--- BEGIN Input records ---

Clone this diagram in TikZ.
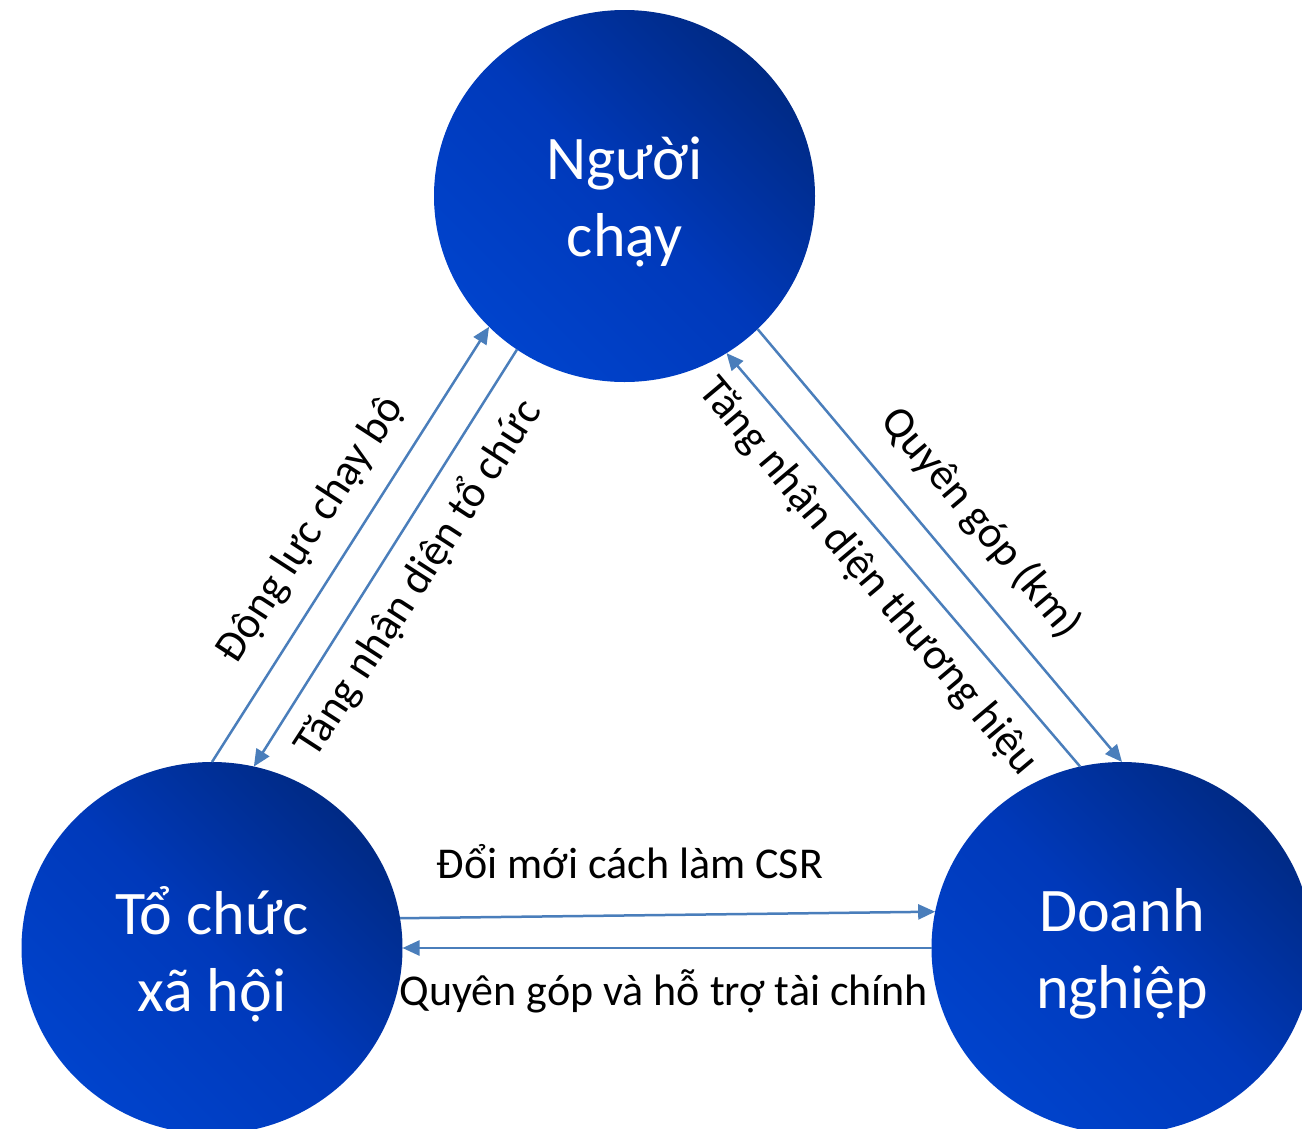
\documentclass[tikz,border=0pt]{standalone}
\usepackage{fontspec}
\setmainfont{Carlito}
\usetikzlibrary{arrows.meta,shapes.geometric}
\definecolor{arrowblue}{HTML}{4A7EBB}
\definecolor{navydark}{HTML}{002A85}
\definecolor{navymid}{HTML}{0039BA}
\definecolor{navylight}{HTML}{0043CC}
\begin{document}
\begin{tikzpicture}[x=1pt,y=-1pt,
  hub/.style={ellipse, minimum width=381pt, minimum height=372pt, inner sep=0pt, outer sep=0pt,
    top color=navydark, bottom color=navylight, middle color=navymid, shading angle=-45},
  hubtext/.style={text=white, font=\fontsize{62}{77}\selectfont, align=center, inner sep=0pt},
  flow/.style={draw=arrowblue, line width=2.5pt, -{Triangle[length=17pt,width=15pt]}},
  lbl/.style={font=\fontsize{44}{53}\selectfont, inner sep=0pt}]
\useasboundingbox (0,0) rectangle (1302,1128);
\clip (0,0) rectangle (1302,1128);
\fill[white] (0,0) rectangle (1302,1128);

\node[hub] (R) at (624.5,196) {};
\node[hub] (T) at (212,948) {};
\node[hub] (D) at (1122,948) {};
\node[hubtext] (Rt) at ([yshift=-6pt]R.center) {Người\\chạy};
\node[hubtext] (Tt) at ([yshift=-6pt]T.center) {Tổ chức\\xã hội};
\node[hubtext] (Dt) at ([yshift=-6pt]D.center) {Doanh\\nghiệp};

\draw[flow] (T.90) -- (R.224.5);
\draw[flow] (R.235.5) -- (T.77.1);
\draw[flow] (R.315.5) -- (D.90);
\draw[flow] (D.103.6) -- (R.303.9);
\draw[flow] (T.9.4) -- (D.169.6);
\draw[flow] (D.180) -- (T.0);

\node[lbl, rotate=57] (l1) at (311,530) {Động lực chạy bộ};
\node[lbl, rotate=57] (l2) at (418,578) {Tăng nhận diện tổ chức};
\node[lbl, rotate=-50] (l3) at (981,523) {Quyên góp (km)};
\node[lbl, rotate=-50] (l4) at (868,577) {Tăng nhận diện thương hiệu};
\node[lbl, anchor=base] (l5) at (630,878) {Đổi mới cách làm CSR};
\node[lbl, anchor=base] (l6) at (664,1005) {Quyên góp và hỗ trợ tài chính};
\end{tikzpicture}
\end{document}
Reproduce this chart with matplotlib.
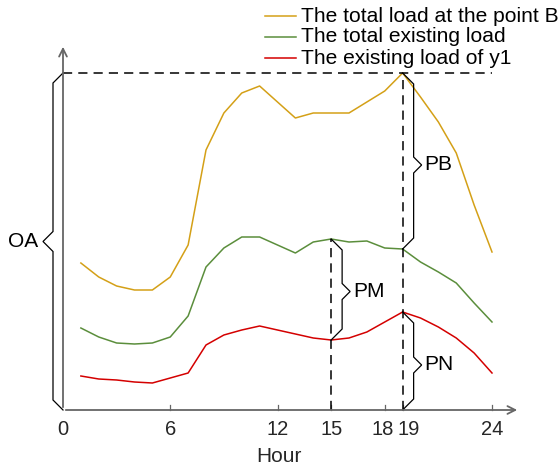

--- END Input records ---

» **Exercise requirements**
In the copy, include all records verbatim but no images.

» **The result**
Clone this diagram in TikZ.
\documentclass[tikz,border=0pt]{standalone}
\usepackage{fontspec}
\setmainfont{Carlito}
\usetikzlibrary{arrows.meta,shapes.geometric}
\definecolor{arrowblue}{HTML}{4A7EBB}
\definecolor{navydark}{HTML}{002A85}
\definecolor{navymid}{HTML}{0039BA}
\definecolor{navylight}{HTML}{0043CC}
\begin{document}
\begin{tikzpicture}[x=1pt,y=-1pt,
  hub/.style={ellipse, minimum width=381pt, minimum height=372pt, inner sep=0pt, outer sep=0pt,
    top color=navydark, bottom color=navylight, middle color=navymid, shading angle=-45},
  hubtext/.style={text=white, font=\fontsize{62}{77}\selectfont, align=center, inner sep=0pt},
  flow/.style={draw=arrowblue, line width=2.5pt, -{Triangle[length=17pt,width=15pt]}},
  lbl/.style={font=\fontsize{44}{53}\selectfont, inner sep=0pt}]
\useasboundingbox (0,0) rectangle (1302,1128);
\clip (0,0) rectangle (1302,1128);
\fill[white] (0,0) rectangle (1302,1128);

\node[hub] (R) at (624.5,196) {};
\node[hub] (T) at (212,948) {};
\node[hub] (D) at (1122,948) {};
\node[hubtext] (Rt) at ([yshift=-6pt]R.center) {Người\\chạy};
\node[hubtext] (Tt) at ([yshift=-6pt]T.center) {Tổ chức\\xã hội};
\node[hubtext] (Dt) at ([yshift=-6pt]D.center) {Doanh\\nghiệp};

\draw[flow] (T.90) -- (R.224.5);
\draw[flow] (R.235.5) -- (T.77.1);
\draw[flow] (R.315.5) -- (D.90);
\draw[flow] (D.103.6) -- (R.303.9);
\draw[flow] (T.9.4) -- (D.169.6);
\draw[flow] (D.180) -- (T.0);

\node[lbl, rotate=57] (l1) at (311,530) {Động lực chạy bộ};
\node[lbl, rotate=57] (l2) at (418,578) {Tăng nhận diện tổ chức};
\node[lbl, rotate=-50] (l3) at (981,523) {Quyên góp (km)};
\node[lbl, rotate=-50] (l4) at (868,577) {Tăng nhận diện thương hiệu};
\node[lbl, anchor=base] (l5) at (630,878) {Đổi mới cách làm CSR};
\node[lbl, anchor=base] (l6) at (664,1005) {Quyên góp và hỗ trợ tài chính};
\end{tikzpicture}
\end{document}
Reproduce this chart with matplotlib.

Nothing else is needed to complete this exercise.